Shooting sports that have endured either have large appeal or structural support, ideally both. Large appeal meaning the sports are accessible and fun - accessible is a huge challenge for long range shooting centric sports, because there are less and less ranges suitable. Structural support means things like the National Matches, or NRA sponsorships, or Olympics, etc, that guarantee a certain amount of programatic function. Fun is subjective, but a lot of shooters are attracted to competition from the perspective of improving at something they already enjoy. When you skew a sport towards what challenges the very top competitors, you can make it inaccessible to a lot of other participants.

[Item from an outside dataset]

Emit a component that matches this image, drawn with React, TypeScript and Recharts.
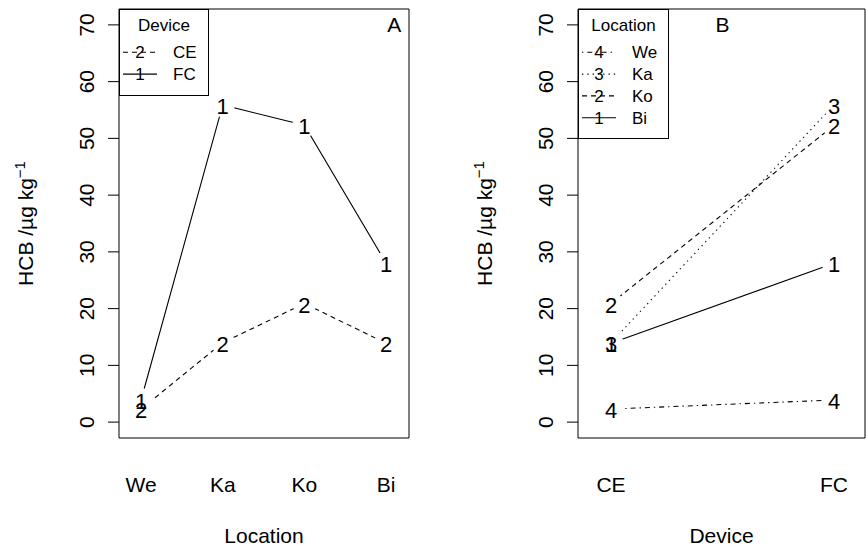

I love competitive shooting and used to compete regularly in 3 Gun, IDPA, and USPSA. I love shooting rifles at distance. I don't ever expect to participate in PRS for the simple reason that it doesn't reinforce skills I'm interested in learning, or equipment I want to use. I don't hunt with a 20 pound rifle, for example, no one does. I don't shoot free-recoil, I don't build guns that need to balance at the magwell, and I don't run 8 oz triggers with marginal sear engagement. People would have laughed at you years ago if you said PRS would turn into a faster paced Benchrest but with camo stocks.
Most other shooting sports that purport to resemble real-life firearm usage take steps to prevent the equipment race with sensible rules. Minimum calibers, power factors, weight limits, and the utter practicality that is moving through a course of fire with your firearm.